NYC Trashcans to Become Wi-Fi Hotspots

posted: 07/17/15
by: Glenn McDonald for Discovery News
NYC trashcan hotspot

Consider the humble trash can. Stalwart and immobile, it populates our cities by the thousands, doing a job no one else wants to do. In the class system of municipal infrastructure, trash cans are the peasants -- abused and ridiculed by haughty mailboxes and streetlamps.

We don't know this for sure -- anthropological studies of insentient communities are notoriously underfunded. But in any case, trash cans in New York City are finally starting to get a little respect.

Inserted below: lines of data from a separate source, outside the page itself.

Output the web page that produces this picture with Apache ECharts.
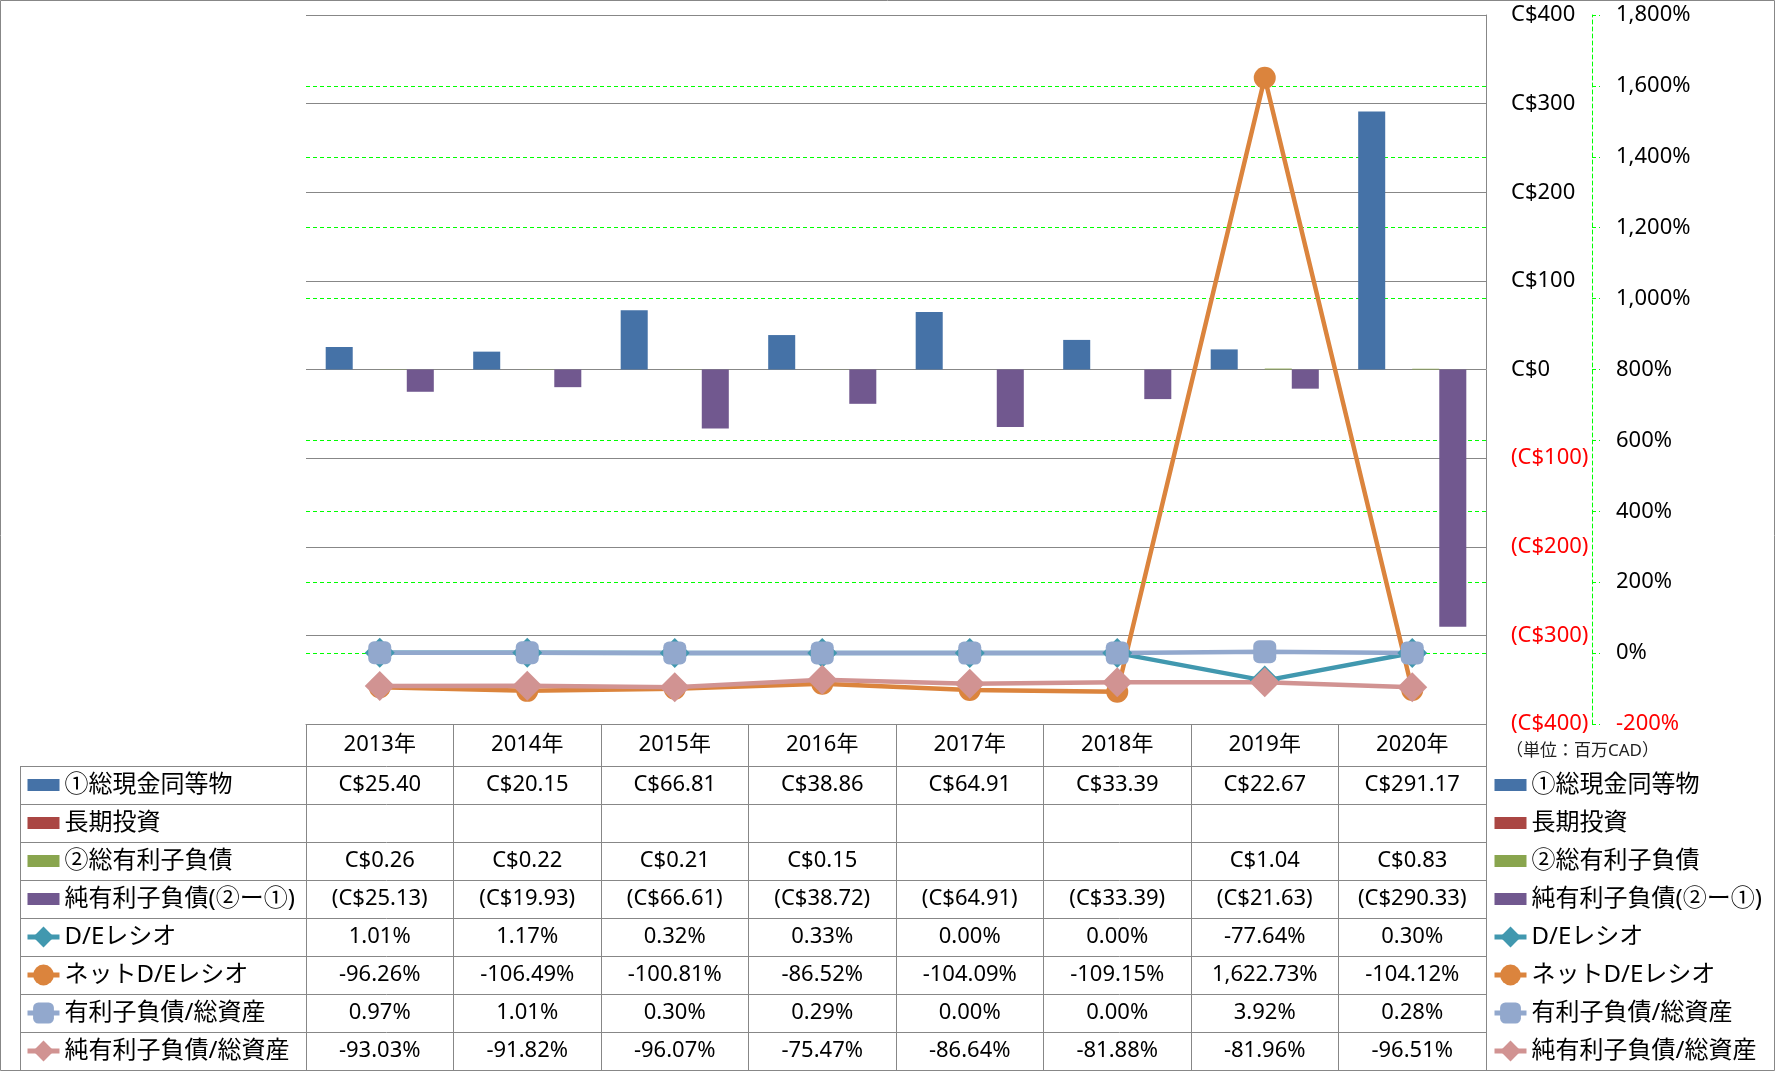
<!DOCTYPE html>
<html><head><meta charset="utf-8">
<script src="https://cdn.jsdelivr.net/npm/echarts@6/dist/echarts.min.js"></script>
<style>html,body{margin:0;padding:0;background:#fff}#c{width:1776px;height:1071px}</style>
</head><body><div id="c"></div>
<script>
const years = ['2013年','2014年','2015年','2016年','2017年','2018年','2019年','2020年'];
const cashEq = [25.40, 20.15, 66.81, 38.86, 64.91, 33.39, 22.67, 291.17];
const longInv = [null, null, null, null, null, null, null, null];
const totalDebt = [0.26, 0.22, 0.21, 0.15, null, null, 1.04, 0.83];
const netDebt = [-25.13, -19.93, -66.61, -38.72, -64.91, -33.39, -21.63, -290.33];
const deRatio = [1.01, 1.17, 0.32, 0.33, 0.00, 0.00, -77.64, 0.30];
const netDeRatio = [-96.26, -106.49, -100.81, -86.52, -104.09, -109.15, 1622.73, -104.12];
const debtToAssets = [0.97, 1.01, 0.30, 0.29, 0.00, 0.00, 3.92, 0.28];
const netDebtToAssets = [-93.03, -91.82, -96.07, -75.47, -86.64, -81.88, -81.96, -96.51];
const seriesNames = ['①総現金同等物','長期投資','②総有利子負債','純有利子負債(②ー①)','D/Eレシオ','ネットD/Eレシオ','有利子負債/総資産','純有利子負債/総資産'];
const unitLabel = '（単位：百万CAD）';

const FF = '"Noto Sans", "Noto Sans CJK JP", sans-serif';
const JF = '"Noto Sans", "Noto Sans CJK JP", sans-serif';
const GRAY = '#878787';
const GREEN = '#00FF00';
const colors = ['#4572A7','#AA4643','#89A54E','#71588F','#4198AF','#DB843D','#92A8CD','#D19392'];

function num2(v){ return Math.abs(v).toLocaleString('en-US',{minimumFractionDigits:2, maximumFractionDigits:2}); }
function money(v){ if (v == null) return ''; const s = 'C$' + num2(v); return v < 0 ? '(' + s + ')' : s; }
function pct(v){ if (v == null) return ''; return (v < 0 ? '-' : '') + num2(v) + '%'; }

const chart = echarts.init(document.getElementById('c'), null, {renderer:'canvas'});
const barIcon = 'path://M0,0M32,26M0,7L32,7L32,19L0,19Z';
const legendBase = {
  orient:'vertical', top:766, itemWidth:32, itemHeight:26, itemGap:0, padding:0, height:330,
  selectedMode:false,
  lineStyle:{width:5},
  textStyle:{fontSize:24, fontFamily:JF, color:'#000', lineHeight:38},
  data: seriesNames.map((n,i) => i < 4 ? {name:n, icon:barIcon} : {name:n})
};

const option = {
  animation:false,
  backgroundColor:'#fff',
  grid:{left:306, right:290, top:15, bottom:347, containLabel:false},
  legend:[Object.assign({left:25}, legendBase), Object.assign({left:1492}, legendBase)],
  xAxis:{
    type:'category', data:years, position:'bottom', z:2,
    axisLine:{onZero:false, lineStyle:{color:GRAY, width:1}},
    axisTick:{show:true, length:346, interval:0, lineStyle:{color:GRAY, width:1}},
    axisLabel:{interval:0, fontSize:22, fontFamily:FF, color:'#000', margin:21, verticalAlign:'middle'},
    splitLine:{show:false}
  },
  yAxis:[{
    type:'value', position:'right', min:-400, max:400, interval:100, z:1,
    axisLine:{show:true, lineStyle:{color:GRAY, width:1}},
    axisTick:{show:false},
    splitLine:{show:true, lineStyle:{color:GRAY, width:1}},
    axisLabel:{margin:25, fontSize:22, fontFamily:FF,
      color:(v) => Number(v) < 0 ? '#FF0000' : '#000',
      formatter:(v) => v < 0 ? '(C$' + (-v) + ')' : 'C$' + v}
  },{
    type:'value', position:'right', offset:106, min:-200, max:1800, interval:200, z:0,
    axisLine:{show:true, lineStyle:{color:GREEN, width:1, type:[4,3]}},
    axisTick:{show:true, length:8, lineStyle:{color:GREEN, width:1, type:[4,3]}},
    splitLine:{show:true, lineStyle:{color:GREEN, width:1, type:[4,3]}},
    axisLabel:{margin:24, fontSize:22, fontFamily:FF,
      color:(v) => Number(v) < 0 ? '#FF0000' : '#000',
      formatter:(v) => v.toLocaleString('en-US') + '%'}
  }],
  series:[
    {name:seriesNames[0], type:'bar', data:cashEq, itemStyle:{color:colors[0]}, barGap:'0%', barCategoryGap:'26.7%'},
    {name:seriesNames[1], type:'bar', data:longInv, itemStyle:{color:colors[1]}, barGap:'0%', barCategoryGap:'26.7%'},
    {name:seriesNames[2], type:'bar', data:totalDebt, itemStyle:{color:colors[2]}, barGap:'0%', barCategoryGap:'26.7%'},
    {name:seriesNames[3], type:'bar', data:netDebt, itemStyle:{color:colors[3]}, barGap:'0%', barCategoryGap:'26.7%'},
    {name:seriesNames[4], type:'line', yAxisIndex:1, data:deRatio, symbol:'diamond', symbolSize:30, showAllSymbol:true,
      lineStyle:{width:4.5, color:colors[4]}, itemStyle:{color:colors[4]}},
    {name:seriesNames[5], type:'line', yAxisIndex:1, data:netDeRatio, symbol:'circle', symbolSize:22, showAllSymbol:true,
      lineStyle:{width:4.5, color:colors[5]}, itemStyle:{color:colors[5]}},
    {name:seriesNames[6], type:'line', yAxisIndex:1, data:debtToAssets, symbol:'roundRect', symbolSize:23, showAllSymbol:true,
      lineStyle:{width:4.5, color:colors[6]}, itemStyle:{color:colors[6]}},
    {name:seriesNames[7], type:'line', yAxisIndex:1, data:netDebtToAssets, symbol:'diamond', symbolSize:30, showAllSymbol:true,
      lineStyle:{width:4.5, color:colors[7]}, itemStyle:{color:colors[7]}}
  ]
};
chart.setOption(option);

// Data table drawn from the arrays, placed on the category axis scale
const rows = [cashEq, longInv, totalDebt, netDebt, deRatio, netDeRatio, debtToAssets, netDebtToAssets];
const fmts = [money, money, money, money, pct, pct, pct, pct];
const xs = years.map(y => chart.convertToPixel({xAxisIndex:0}, y));
const plotRight = chart.convertToPixel({xAxisIndex:0}, years[7]) + (xs[1]-xs[0])/2;
const tableTop = 766, rowH = 38, tableLeft = 20;
const g = [];
g.push({type:'rect', shape:{x:0.5, y:0.5, width:1774, height:1070}, style:{fill:null, stroke:GRAY, lineWidth:1}, silent:true});
for (let k = 0; k <= 8; k++) {
  const y = tableTop + rowH*k + 0.5;
  g.push({type:'line', shape:{x1:tableLeft, y1:y, x2:plotRight, y2:y}, style:{stroke:GRAY, lineWidth:1}, silent:true});
}
g.push({type:'line', shape:{x1:tableLeft+0.5, y1:tableTop, x2:tableLeft+0.5, y2:tableTop+rowH*8}, style:{stroke:GRAY, lineWidth:1}, silent:true});
rows.forEach((arr, r) => {
  arr.forEach((v, c) => {
    const t = fmts[r](v);
    if (!t) return;
    g.push({type:'text', silent:true, style:{text:t, x:xs[c], y:tableTop + rowH*r + rowH/2, align:'center', verticalAlign:'middle', fontSize:22, fontFamily:FF, fill:'#000'}});
  });
});
g.push({type:'text', silent:true, style:{text:unitLabel, x:1506, y:751, align:'left', verticalAlign:'middle', fontSize:17, fontFamily:JF, fill:'#222'}});
chart.setOption({graphic:g});
</script>
</body></html>
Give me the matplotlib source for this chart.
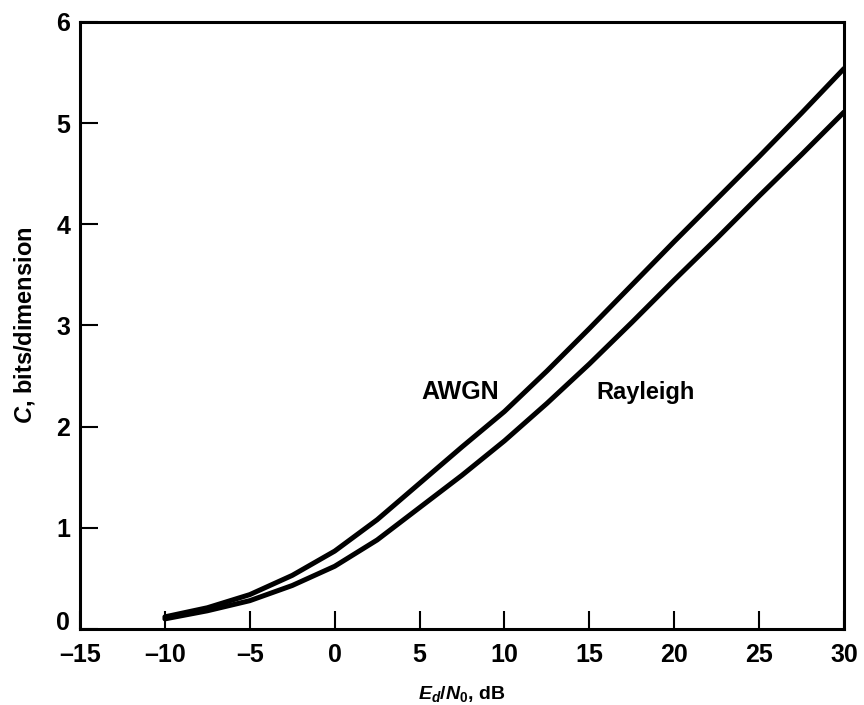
import numpy as np
import matplotlib.pyplot as plt
import matplotlib.transforms as mtransforms

plt.rcParams['font.family'] = ['Liberation Sans', 'DejaVu Sans']
plt.rcParams['mathtext.fontset'] = 'custom'
plt.rcParams['mathtext.rm'] = 'Liberation Sans:bold'
plt.rcParams['mathtext.it'] = 'Liberation Sans:bold:italic'
plt.rcParams['mathtext.bf'] = 'Liberation Sans:bold'

# values
snr_db = [-10, -7.5, -5, -2.5, 0, 2.5, 5, 7.5, 10, 12.5, 15, 17.5, 20, 22.5, 25, 27.5, 30]
awgn = [0.12, 0.21, 0.34, 0.53, 0.77, 1.08, 1.44, 1.80, 2.15, 2.55, 2.97, 3.40, 3.83, 4.25, 4.67, 5.10, 5.54]
rayleigh = [0.10, 0.18, 0.28, 0.43, 0.62, 0.88, 1.20, 1.52, 1.86, 2.23, 2.62, 3.03, 3.45, 3.86, 4.28, 4.69, 5.11]

xticks = [-15, -10, -5, 0, 5, 10, 15, 20, 25, 30]
yticks = [0, 1, 2, 3, 4, 5, 6]

fig = plt.figure(figsize=(8.64, 7.05), dpi=100)
ax = fig.add_axes([0.0926, 0.1078, 0.8843, 0.861])

ax.plot(snr_db, awgn, color='black', lw=3.6, solid_capstyle='round')
ax.plot(snr_db, rayleigh, color='black', lw=3.6, solid_capstyle='round')

ax.text(7.4, 2.34, 'AWGN', fontsize=18, fontweight='bold', ha='center', va='center')
ax.text(18.3, 2.34, 'Rayleigh', fontsize=17, fontweight='bold', ha='center', va='center')

ax.set_xlim(-15, 30)
ax.set_ylim(0, 6)
ax.set_xticks(xticks)
ax.set_xticklabels(['\u2013' + str(-t) if t < 0 else str(t) for t in xticks])
ax.set_yticks(yticks)
ax.tick_params(direction='in', length=13, width=1.5, labelsize=18)
ax.tick_params(axis='x', pad=10)
ax.tick_params(axis='y', pad=7)
for lab in ax.get_xticklabels() + ax.get_yticklabels():
    lab.set_fontweight('bold')
for sp in ax.spines.values():
    sp.set_linewidth(2.2)

# the "0" on the y axis sits a little above the axis line
zero = ax.get_yticklabels()[0]
zero.set_transform(zero.get_transform() + mtransforms.ScaledTranslation(0, 6 / 72, fig.dpi_scale_trans))

ax.set_xlabel(r'$E_d/N_0$, dB', fontsize=14, fontweight='bold', labelpad=12)
ax.set_ylabel(r'$C$, bits/dimension', fontsize=17, fontweight='bold', labelpad=14)

fig.savefig('out.png', dpi=100)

Late last year, hi-tech waste management company Bigbelly upgraded two of its waste recycling stations in downtown Manhattan with wireless Internet hubs. Bigbelly's streetside trash and recycling bins are already pretty smart -- they use solar power to compact certain materials and have embedded sensors that communicate with the city's waste management fleet.

The wireless Internet option essentially turns the trash cans into free public Wi-Fi hotspots, providing throughput of 50 to 75 MB per second. Being down at ground level and in the open, the Wi-Fi trash cans provide a strong signal that's not blocked by buildings or other structures.

Bigbelly is now working with the city to add Wi-Fi to hundreds more waste stations throughout the city's five boroughs, with a particular concentration in underserved neighborhoods. If the plan gets approval, the new units will be deployed sometime this fall. The bins will pay for themselves, eventually, with display advertising.

The smart trash cans will join another citywide initiative -- to turn all those old abandoned public pay phones into charging stations and Wi-Fi hot spots. More than 10,000 refurbished pay phone kiosks are set to go live by the end of the year.

And so we witness the glorious rebirth of trash cans and discarded analog technology. Science marches on.